Oracle has launched its IGF (Identity Governance Framework), supported by such B2B and IT vendors as Computer Associates and Sun Microsystems, in an effort to promote better electronic security and identity processes.

Such B2B initiatives can often be hard to fathom or even explain in simple business, so we asked Amit Jasuja, VP of Development for Security and Identity Management for Oracle, to explain it as simply as he possibly could.

"Imagine that you're a bank with a mortgage banking application and also an investment banking solution," says Jasuja as an example. "You obviously gather a lot of information about your clients. Part of this information, like credit score and citizenship status, may need to be available to mortgage banking but not to investment banking."

This is a valid example because, when it comes to identity and security, our instinct is to think at the user rather than the application level. But, as Jasuja explains, in the end, businesses also need to think about how their applications finally interact with overall customer data.

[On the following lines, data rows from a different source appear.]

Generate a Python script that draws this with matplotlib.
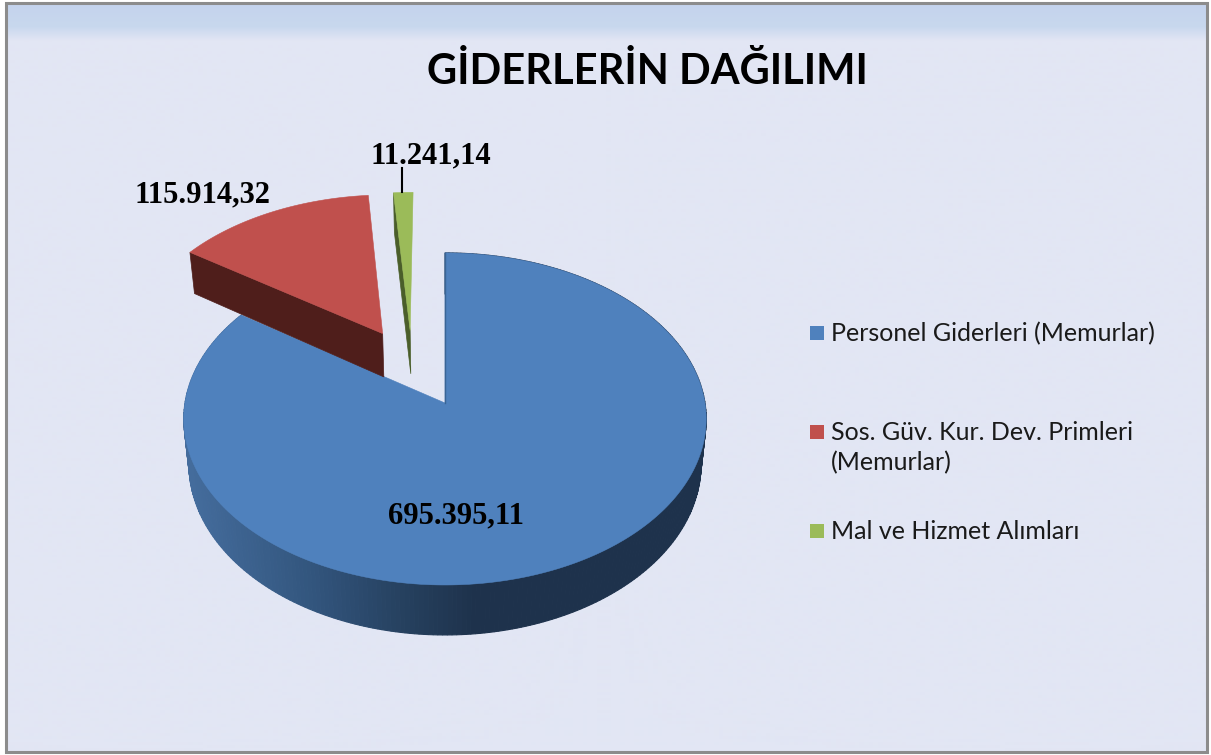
import numpy as np
import matplotlib; matplotlib.use("Agg")
import matplotlib.pyplot as plt
from matplotlib.patches import Rectangle

title = 'GİDERLERİN DAĞILIMI'
categories = ['Personel Giderleri (Memurlar)', 'Sos. Güv. Kur. Dev. Primleri\n(Memurlar)', 'Mal ve Hizmet Alımları']
values = [695395.11, 115914.32, 11241.14]
value_labels = ['695.395,11', '115.914,32', '11.241,14']

colors = ['#4F81BD', '#C0504D', '#9BBB59']
wall_colors = ['#1F3550', '#4F1E1B', '#4A5E2A']
explode = [(0, 0), (-0.25, 0.44), (-0.14, 0.46)]
label_pos = [(456, 516), (202, 195), (431, 156)]
legend_y = [333, 432, 531]

# perspective of the pie, in pixels of the picture
cx, cy = 445, 403
rx, ry = 260, 164.5
persp = 0.096
depth = 45.2
shrink = 0.02


def project(u, v, z=0):
    w = 1 + persp * v
    x = cx + rx * u / (w + shrink * z)
    y = cy + (-ry * v + depth * z) / w
    return x, y


def rim_color(x):
    xs = [190, 313, 402, 473]
    r = np.interp(x, xs, [68, 50, 38, 30])
    g = np.interp(x, xs, [108, 85, 65, 50])
    b = np.interp(x, xs, [156, 125, 95, 76])
    return (r / 255, g / 255, b / 255)


fig = plt.figure(figsize=(12.11, 7.55), dpi=100)
ax = fig.add_axes([0, 0, 1, 1])
ax.axis('off')

# background with the band on top
rows = np.arange(5, 753)
bg = np.zeros((len(rows), 1, 3))
bg[:, 0, 0] = np.interp(rows, [5, 28, 42, 753], [196, 200, 226, 226])
bg[:, 0, 1] = np.interp(rows, [5, 28, 42, 753], [211, 216, 230, 230])
bg[:, 0, 2] = np.interp(rows, [5, 28, 42, 753], [237, 238, 244, 244])
ax.imshow(bg / 255, extent=(6, 1207, 752, 3), aspect='auto', zorder=0)
ax.set_xlim(0, 1211)
ax.set_ylim(755, 0)
ax.add_patch(Rectangle((6, 3), 1201, 749, fill=False, ec='#8C8C8C', lw=2.2, zorder=1))

total = sum(values)
start = 0
for i, val in enumerate(values):
    end = start + val / total * 2 * np.pi
    th = np.linspace(start, end, max(int((end - start) * 60), 8))
    du, dv = explode[i]
    u = np.sin(th) + du
    v = np.cos(th) + dv

    # cut wall on the left edge of the exploded slices
    if i > 0:
        xt, yt = project(np.array([du, u[0]]), np.array([dv, v[0]]))
        xb, yb = project(np.array([du, u[0]]), np.array([dv, v[0]]), 1)
        ax.fill(np.r_[xt, xb[::-1]], np.r_[yt, yb[::-1]], color=wall_colors[i], lw=0.5, zorder=3 + i)

    # outer rim, only the blue one can be seen
    if i == 0:
        for j in range(len(th) - 1):
            xt, yt = project(u[j:j + 2], v[j:j + 2])
            xb, yb = project(u[j:j + 2], v[j:j + 2], 1)
            ax.fill(np.r_[xt, xb[::-1]], np.r_[yt, yb[::-1]], color=rim_color(xt.mean()),
                    lw=0.8, zorder=2)
        x0, y0 = project(np.array([du, u[0]]), np.array([dv, v[0]]))
        ax.plot(x0, y0, color='#3A6595', lw=1, zorder=4)

    x, y = project(np.r_[du, u], np.r_[dv, v])
    ax.fill(x, y, color=colors[i], lw=0.4, zorder=3 + i + 0.5)
    start = end

# leader of the small slice
ax.plot([402, 402], [168, 192], color='black', lw=1.5, zorder=8)

for lab, pos in zip(value_labels, label_pos):
    ax.text(pos[0], pos[1], lab, family='Liberation Serif', weight='bold', fontsize=22,
            color='black', ha='center', va='center', zorder=9)

ax.text(647, 72, title, family='Lato', weight='bold', fontsize=30, color='black',
        ha='center', va='center', zorder=9)

for name, col, ly in zip(categories, colors, legend_y):
    ax.add_patch(Rectangle((810, ly - 7), 14, 14, fc=col, ec='none', zorder=9))
    ax.text(831, ly - 11, name, family='Lato', fontsize=18, color='#1A1A1A',
            ha='left', va='top', linespacing=1.36, zorder=9)

fig.savefig('out.png', dpi=100)
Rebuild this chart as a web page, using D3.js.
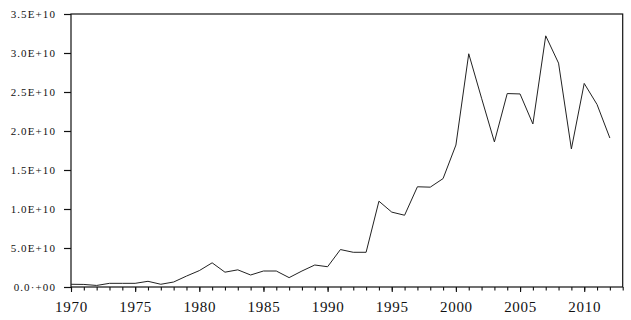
<!DOCTYPE html>
<html>
<head>
<meta charset="utf-8">
<script src="https://cdn.jsdelivr.net/npm/d3@7"></script>
<style>
  body { margin: 0; background: #fff; }
</style>
</head>
<body>
<div id="chart"></div>
<script>
// line chart, yearly values 1970-2012

const years = d3.range(1970, 2013);
// values in units of 1e9
const values = [0.35, 0.33, 0.2, 0.47, 0.47, 0.47, 0.73, 0.35, 0.64, 1.4,
  2.1, 3.1, 1.9, 2.2, 1.54, 2.05, 2.05, 1.2, 2.05, 2.82,
  2.6, 4.8, 4.45, 4.45, 11.0, 9.6, 9.2, 12.85, 12.8, 13.9,
  18.2, 29.9, 24.2, 18.6, 24.8, 24.75, 20.9, 32.2, 28.7, 17.7,
  26.1, 23.4, 19.1];
const yTicks = [0, 5e9, 1e10, 1.5e10, 2e10, 2.5e10, 3e10, 3.5e10];
const yTickLabels = ["0.0\u00b7+00", "5.0E+10", "1.0E+10", "1.5E+10", "2.0E+10", "2.5E+10", "3.0E+10", "3.5E+10"];
const xLabelYears = [1970, 1975, 1980, 1985, 1990, 1995, 2000, 2005, 2010];

const data = years.map((yr, i) => ({ year: yr, value: values[i] * 1e9 }));

const width = 631;
const height = 320;
const mLeft = 71, mRight = 622.7, mTop = 14, mBottom = 287;
const serif = "'Times New Roman', 'Liberation Serif', serif";

const svg = d3.select("#chart").append("svg")
  .attr("width", width)
  .attr("height", height);

const xScale = d3.scaleLinear()
  .domain([1970, 2013])
  .range([mLeft, mRight]);

const yScale = d3.scaleLinear()
  .domain([0, 3.5e10])
  .range([mBottom, mTop]);

// frame
svg.append("rect")
  .attr("x", mLeft)
  .attr("y", mTop)
  .attr("width", mRight - mLeft)
  .attr("height", mBottom - mTop)
  .attr("fill", "none")
  .attr("stroke", "#111")
  .attr("stroke-width", 1.2);

// y axis
const yAxis = svg.append("g")
  .attr("transform", `translate(${mLeft}, 0)`)
  .call(d3.axisLeft(yScale)
    .tickValues(yTicks)
    .tickSize(7)
    .tickPadding(8)
    .tickFormat((d, i) => yTickLabels[i]));
yAxis.select(".domain").remove();
yAxis.selectAll("line").attr("stroke", "#111").attr("stroke-width", 1.2);
yAxis.selectAll("text")
  .attr("fill", "#111")
  .style("font-family", serif)
  .style("font-size", "11px")
  .style("letter-spacing", "1.1px");

// x axis minor ticks (every year)
const xMinor = svg.append("g")
  .attr("transform", `translate(0, ${mBottom})`)
  .call(d3.axisBottom(xScale)
    .tickValues(d3.range(1970, 2014))
    .tickSize(3.5)
    .tickFormat(""));
xMinor.select(".domain").remove();
xMinor.selectAll("line").attr("stroke", "#111").attr("stroke-width", 1.1);

// x axis major ticks + labels
const xMajor = svg.append("g")
  .attr("transform", `translate(0, ${mBottom})`)
  .call(d3.axisBottom(xScale)
    .tickValues(xLabelYears)
    .tickSize(5)
    .tickPadding(9)
    .tickFormat(d3.format("d")));
xMajor.select(".domain").remove();
xMajor.selectAll("line").attr("stroke", "#111").attr("stroke-width", 1.1);
xMajor.selectAll("text")
  .attr("fill", "#111")
  .style("font-family", serif)
  .style("font-size", "15px")
  .style("letter-spacing", "0.7px");

// line
const line = d3.line()
  .x(d => xScale(d.year))
  .y(d => yScale(d.value));

svg.append("path")
  .datum(data)
  .attr("fill", "none")
  .attr("stroke", "#222")
  .attr("stroke-width", 1)
  .attr("d", line);
</script>
</body>
</html>
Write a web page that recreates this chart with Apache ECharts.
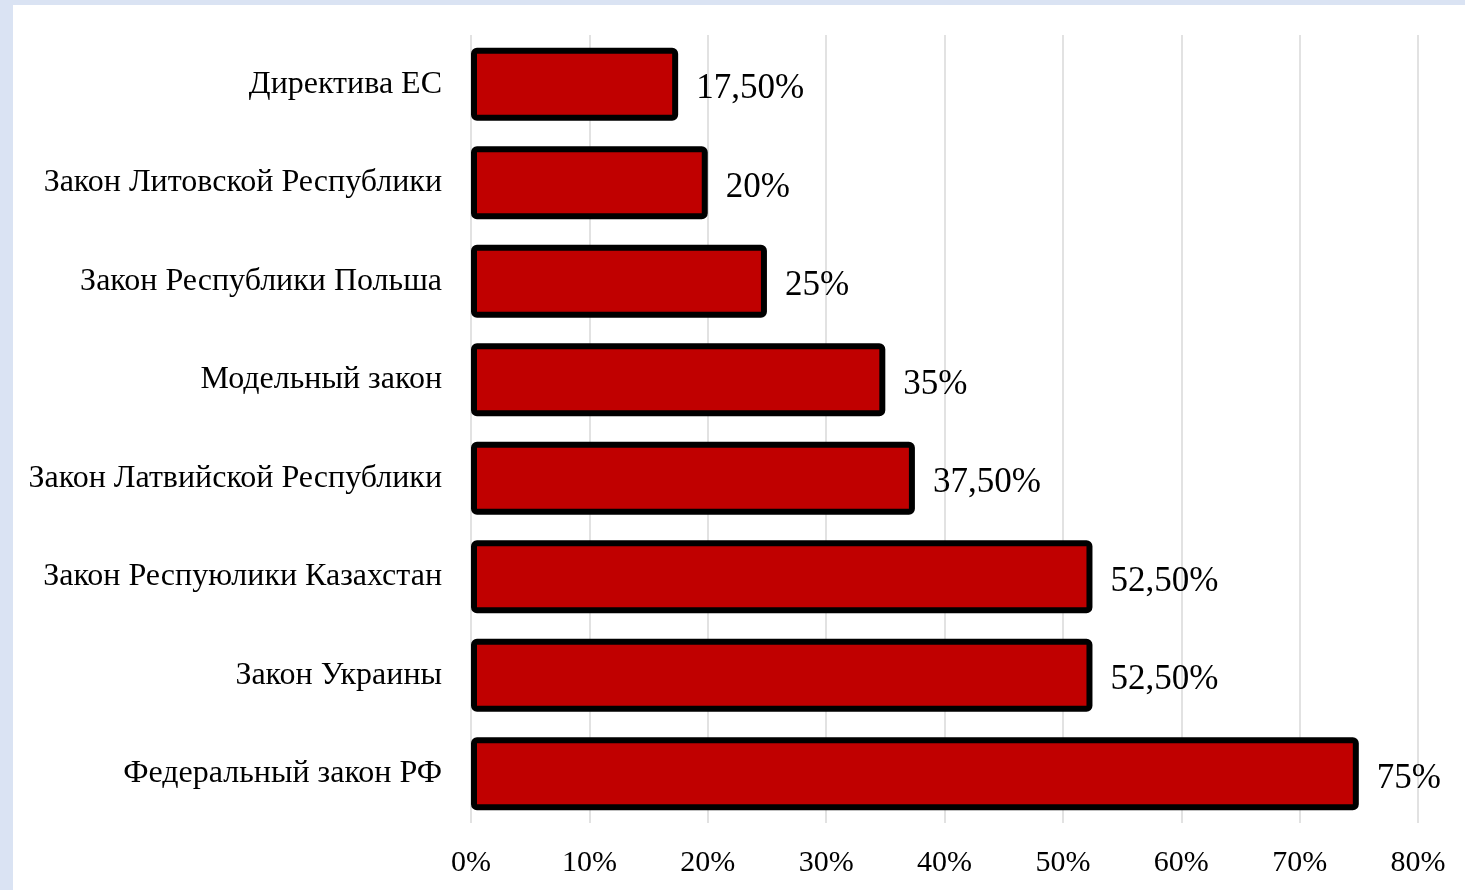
<!DOCTYPE html>
<html><head><meta charset="utf-8">
<script src="https://cdn.jsdelivr.net/npm/echarts@6/dist/echarts.min.js"></script>
<style>
html,body{margin:0;padding:0;background:#dae3f3;width:1465px;height:890px;overflow:hidden}
#c{position:absolute;left:13px;top:5px;width:1452px;height:885px;background:#fff}
</style></head>
<body><div id="c"></div>
<script>
const categories = ["Директива ЕС","Закон Литовской Республики","Закон Республики Польша","Модельный закон","Закон Латвийской Республики","Закон Респуюлики Казахстан","Закон Украины","Федеральный закон РФ"];
const values = [17.5, 20, 25, 35, 37.5, 52.5, 52.5, 75];
const xTicks = [0,10,20,30,40,50,60,70,80];

function fmtVal(v){ return Number.isInteger(v) ? v+'%' : v.toFixed(2).replace('.',',')+'%'; }

const chart = echarts.init(document.getElementById('c'), null, {renderer:'canvas'});
chart.setOption({
  animation:false,
  textStyle:{fontFamily:'Liberation Serif'},
  grid:{left:458, right:47, top:30, bottom:67, containLabel:false},
  xAxis:{type:'value', min:xTicks[0], max:xTicks[xTicks.length-1], interval:10,
    axisLine:{show:false}, axisTick:{show:false},
    axisLabel:{formatter:v=>v+'%', color:'#000', fontSize:30, fontFamily:'Liberation Serif', margin:25},
    splitLine:{show:true, lineStyle:{color:'#d9d9d9', width:1.5}}},
  yAxis:{type:'category', data:categories, inverse:true,
    axisLine:{show:false}, axisTick:{show:false},
    axisLabel:{color:'#000', fontSize:32, fontFamily:'Liberation Serif', margin:29, padding:[8,0,0,0]}},
  series:[{type:'bar', data:values, barCategoryGap:'26%',
    itemStyle:{color:'#c00000', borderColor:'#000', borderWidth:6, borderRadius:3},
    label:{show:true, position:'right', distance:18, offset:[0,5], formatter:p=>fmtVal(p.value), color:'#000', fontSize:35, fontFamily:'Liberation Serif'}}]
});
</script></body></html>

Most obviously, this is because of regulatory issues -- e.g., privacy issues in mortgage banking might be different from privacy issues in investment banking, so the set of data available to the two applications might need to be separated.

But it's also an issue of preventing problems when it comes to basic management. Say you want to get a complete picture of what identity-related data (like a customer's Social Security Number) is currently available to which of your applications. Without something like IGF, this would be a "forensic exercise," Jasuja claims.

With Identity Governance Framework, a company is able "to go to one place to see where all the identity data is," according to Jasuja. "If you need to change a policy, it'll be a lot easier once you get this visibility."

At this point, it's also important to note what IGF isn't. It isn't a way of encrypting data itself (which can be done in an Oracle database or other system of record) and it isn't a way of presenting that data (which can be done in an existing portal). It is, rather, "the piece in the middle for governance and control," concludes Jasuja.